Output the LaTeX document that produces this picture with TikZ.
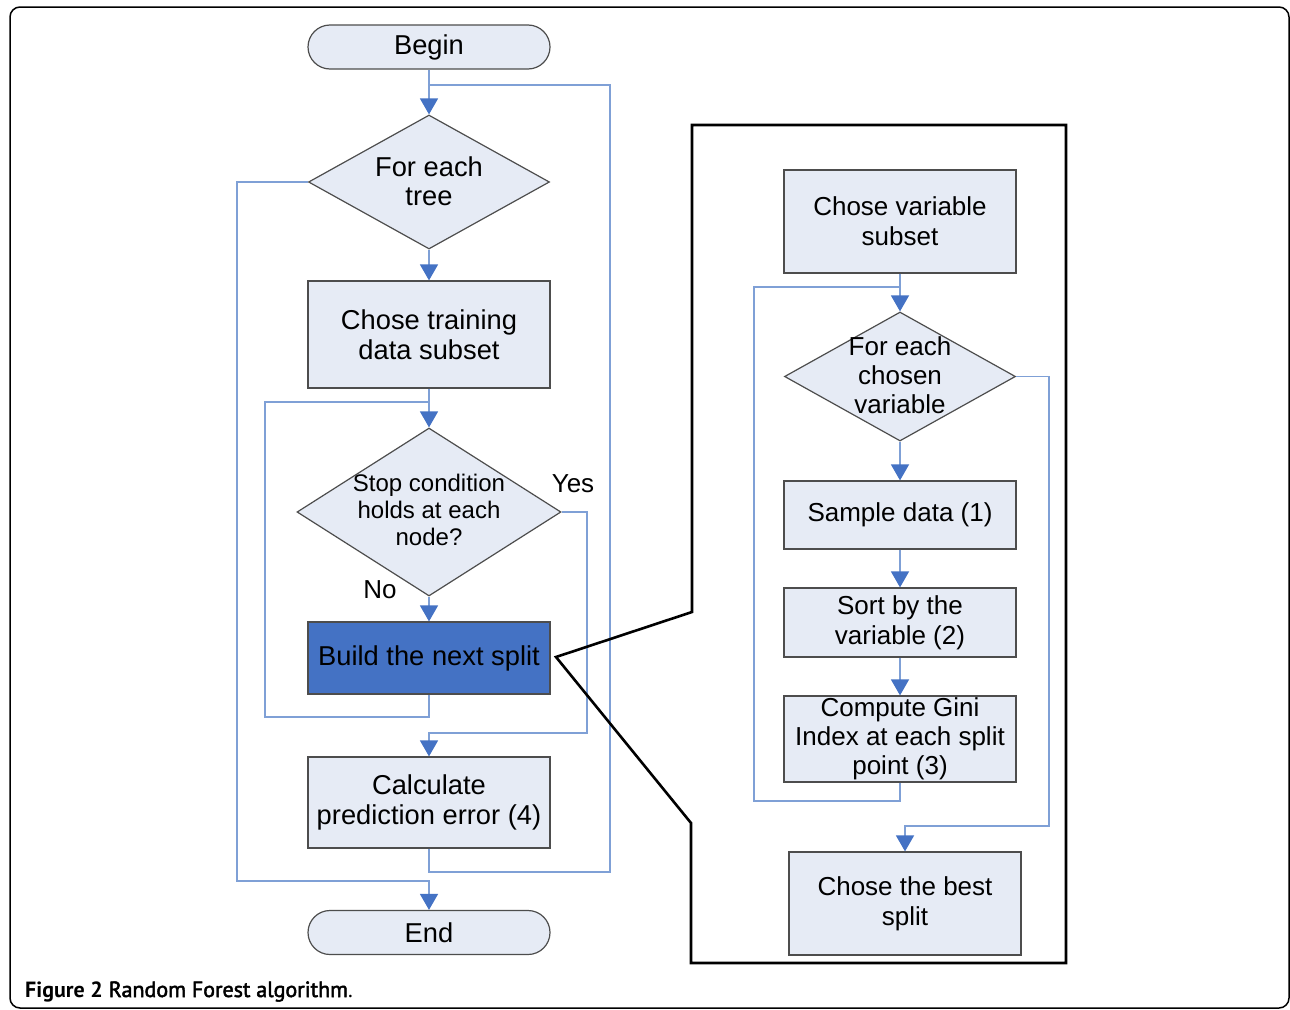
\documentclass[tikz,border=0pt]{standalone}
\usepackage{fontspec}
\setmainfont{Liberation Sans}
\newfontfamily\capfont{PT Sans}
\newfontfamily\capsemi[FakeBold=2.2]{PT Sans}
\usetikzlibrary{arrows.meta,shapes.geometric}
\definecolor{boxfill}{HTML}{E6EBF5}
\definecolor{boxdraw}{HTML}{4D4D4D}
\definecolor{linkblue}{HTML}{7FA0D6}
\definecolor{tipblue}{HTML}{4472C4}
\definecolor{splitblue}{HTML}{4472C4}
\begin{document}
\begin{tikzpicture}[x=1pt,y=-1pt,
  box/.style={draw=boxdraw,fill=boxfill,line width=1.2pt,minimum width=242pt,inner sep=0pt,align=center,font=\fontsize{27.3}{30.5}\selectfont},
  rbox/.style={box,minimum width=232pt,font=\fontsize{26}{30}\selectfont},
  term/.style={box,rounded corners=22pt,minimum height=44pt},
  dia/.style={diamond,draw=boxdraw,fill=boxfill,line width=1.2pt,inner sep=0pt},
  dtext/.style={align=center,inner sep=0pt,font=\fontsize{26}{29}\selectfont},
  lbl/.style={inner sep=0pt,font=\fontsize{26}{30}\selectfont},
  link/.style={draw=linkblue,line width=1.5pt},
  arr/.style={link,-{Triangle[width=18pt,length=16pt,color=tipblue]}},
  panel/.style={draw=black,line width=2.6pt,line join=miter}
]
\useasboundingbox (0,0) rectangle (1290,1009);
\fill[white] (0,0) rectangle (1290,1009);
\draw[line width=1.5pt,rounded corners=10pt] (10,7) rectangle (1289,1008);

% ---- left flow ----
\node[term] (begin) at (429,47) {Begin};
\node[dia,minimum width=241pt,minimum height=134pt] (tree) at (429,182) {};
\node[dtext,font=\fontsize{27.3}{29}\selectfont] (treetext) at (429,181) {For each\\tree};
\node[box,minimum height=107pt] (train) at (429,334.5) {Chose training\\data subset};
\node[dia,minimum width=264pt,minimum height=168pt] (stop) at (429,512) {};
\node[dtext,font=\fontsize{24}{27}\selectfont] (stoptext) at (429,510) {Stop condition\\holds at each\\node?};
\node[box,fill=splitblue,minimum height=72pt] (build) at (429,658) {Build the next split};
\node[box,minimum height=91pt] (calc) at (429,802.5) {Calculate\\prediction error (4)};
\node[term] (end) at (429,932.5) {End};
\node[lbl] (yes) at (573,484) {Yes};
\node[lbl] (no) at (380,590) {No};

\coordinate (m1) at (429,85);
\coordinate (r1) at (610,872);
\coordinate (r2) at (610,85);
\coordinate (l1) at (237,881);
\coordinate (l3a) at (265,717);
\coordinate (l3b) at (265,402);
\coordinate (m3) at (429,402);
\coordinate (y1) at (587,733);

\draw[link] (calc.south) |- (r1) -- (r2) -- (m1);
\draw[link] (build.south) |- (l3a) -- (l3b) -- (m3);
\draw[arr] (begin.south) -- (tree.north);
\draw[arr] (tree.south) -- (train.north);
\draw[arr] (train.south) -- (stop.north);
\draw[arr] (stop.south) -- (build.north);
\draw[arr] (stop.east) -| (y1) -| (calc.north);
\draw[arr] (tree.west) -| (l1) -| (end.north);

% ---- zoom panel ----
\coordinate (tip) at (556,657);
\draw[panel] (tip) -- (692,612) -- (692,125) -- (1066,125) -- (1066,963) -- (691,963) -- (691,823) -- cycle;

\node[rbox,minimum height=103pt] (vsub) at (900,221.5) {Chose variable\\subset};
\node[dia,minimum width=231pt,minimum height=129pt] (vdia) at (900,376.5) {};
\node[dtext] (vdiatext) at (900,375) {For each\\chosen\\variable};
\node[rbox,minimum height=68pt] (sample) at (900,515) {Sample data (1)};
\node[rbox,minimum height=69pt] (sort) at (900,622.5) {Sort by the\\variable (2)};
\node[rbox,minimum height=86pt,font=\fontsize{26}{29}\selectfont] (gini) at (900,739) {Compute Gini\\Index at each split\\point (3)};
\node[rbox,minimum height=103pt] (best) at (905,903.5) {Chose the best\\split};

\coordinate (r3a) at (754,801);
\coordinate (r3b) at (754,287);
\coordinate (m4) at (900,287);
\coordinate (r4) at (1049,826);

\draw[link] (gini.south) |- (r3a) -- (r3b) -- (m4);
\draw[arr] (vsub.south) -- (vdia.north);
\draw[arr] (vdia.south) -- (sample.north);
\draw[arr] (sample.south) -- (sort.north);
\draw[arr] (sort.south) -- (gini.north);
\draw[arr] (vdia.east) -| (r4) -| (best.north);

% ---- caption ----
\node[anchor=base west,inner sep=0pt,font=\capfont\fontsize{22}{26}\selectfont] (cap) at (25,997) {{\bfseries Figure 2} {\capsemi Random Forest algorithm}.};
\end{tikzpicture}
\end{document}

*****

GIVEN TASK: Every line is to be duplicated exactly, though pictures stay out.

TASK RESULT:
Output the LaTeX document that produces this picture with TikZ.
\documentclass[tikz,border=0pt]{standalone}
\usepackage{fontspec}
\setmainfont{Liberation Sans}
\newfontfamily\capfont{PT Sans}
\newfontfamily\capsemi[FakeBold=2.2]{PT Sans}
\usetikzlibrary{arrows.meta,shapes.geometric}
\definecolor{boxfill}{HTML}{E6EBF5}
\definecolor{boxdraw}{HTML}{4D4D4D}
\definecolor{linkblue}{HTML}{7FA0D6}
\definecolor{tipblue}{HTML}{4472C4}
\definecolor{splitblue}{HTML}{4472C4}
\begin{document}
\begin{tikzpicture}[x=1pt,y=-1pt,
  box/.style={draw=boxdraw,fill=boxfill,line width=1.2pt,minimum width=242pt,inner sep=0pt,align=center,font=\fontsize{27.3}{30.5}\selectfont},
  rbox/.style={box,minimum width=232pt,font=\fontsize{26}{30}\selectfont},
  term/.style={box,rounded corners=22pt,minimum height=44pt},
  dia/.style={diamond,draw=boxdraw,fill=boxfill,line width=1.2pt,inner sep=0pt},
  dtext/.style={align=center,inner sep=0pt,font=\fontsize{26}{29}\selectfont},
  lbl/.style={inner sep=0pt,font=\fontsize{26}{30}\selectfont},
  link/.style={draw=linkblue,line width=1.5pt},
  arr/.style={link,-{Triangle[width=18pt,length=16pt,color=tipblue]}},
  panel/.style={draw=black,line width=2.6pt,line join=miter}
]
\useasboundingbox (0,0) rectangle (1290,1009);
\fill[white] (0,0) rectangle (1290,1009);
\draw[line width=1.5pt,rounded corners=10pt] (10,7) rectangle (1289,1008);

% ---- left flow ----
\node[term] (begin) at (429,47) {Begin};
\node[dia,minimum width=241pt,minimum height=134pt] (tree) at (429,182) {};
\node[dtext,font=\fontsize{27.3}{29}\selectfont] (treetext) at (429,181) {For each\\tree};
\node[box,minimum height=107pt] (train) at (429,334.5) {Chose training\\data subset};
\node[dia,minimum width=264pt,minimum height=168pt] (stop) at (429,512) {};
\node[dtext,font=\fontsize{24}{27}\selectfont] (stoptext) at (429,510) {Stop condition\\holds at each\\node?};
\node[box,fill=splitblue,minimum height=72pt] (build) at (429,658) {Build the next split};
\node[box,minimum height=91pt] (calc) at (429,802.5) {Calculate\\prediction error (4)};
\node[term] (end) at (429,932.5) {End};
\node[lbl] (yes) at (573,484) {Yes};
\node[lbl] (no) at (380,590) {No};

\coordinate (m1) at (429,85);
\coordinate (r1) at (610,872);
\coordinate (r2) at (610,85);
\coordinate (l1) at (237,881);
\coordinate (l3a) at (265,717);
\coordinate (l3b) at (265,402);
\coordinate (m3) at (429,402);
\coordinate (y1) at (587,733);

\draw[link] (calc.south) |- (r1) -- (r2) -- (m1);
\draw[link] (build.south) |- (l3a) -- (l3b) -- (m3);
\draw[arr] (begin.south) -- (tree.north);
\draw[arr] (tree.south) -- (train.north);
\draw[arr] (train.south) -- (stop.north);
\draw[arr] (stop.south) -- (build.north);
\draw[arr] (stop.east) -| (y1) -| (calc.north);
\draw[arr] (tree.west) -| (l1) -| (end.north);

% ---- zoom panel ----
\coordinate (tip) at (556,657);
\draw[panel] (tip) -- (692,612) -- (692,125) -- (1066,125) -- (1066,963) -- (691,963) -- (691,823) -- cycle;

\node[rbox,minimum height=103pt] (vsub) at (900,221.5) {Chose variable\\subset};
\node[dia,minimum width=231pt,minimum height=129pt] (vdia) at (900,376.5) {};
\node[dtext] (vdiatext) at (900,375) {For each\\chosen\\variable};
\node[rbox,minimum height=68pt] (sample) at (900,515) {Sample data (1)};
\node[rbox,minimum height=69pt] (sort) at (900,622.5) {Sort by the\\variable (2)};
\node[rbox,minimum height=86pt,font=\fontsize{26}{29}\selectfont] (gini) at (900,739) {Compute Gini\\Index at each split\\point (3)};
\node[rbox,minimum height=103pt] (best) at (905,903.5) {Chose the best\\split};

\coordinate (r3a) at (754,801);
\coordinate (r3b) at (754,287);
\coordinate (m4) at (900,287);
\coordinate (r4) at (1049,826);

\draw[link] (gini.south) |- (r3a) -- (r3b) -- (m4);
\draw[arr] (vsub.south) -- (vdia.north);
\draw[arr] (vdia.south) -- (sample.north);
\draw[arr] (sample.south) -- (sort.north);
\draw[arr] (sort.south) -- (gini.north);
\draw[arr] (vdia.east) -| (r4) -| (best.north);

% ---- caption ----
\node[anchor=base west,inner sep=0pt,font=\capfont\fontsize{22}{26}\selectfont] (cap) at (25,997) {{\bfseries Figure 2} {\capsemi Random Forest algorithm}.};
\end{tikzpicture}
\end{document}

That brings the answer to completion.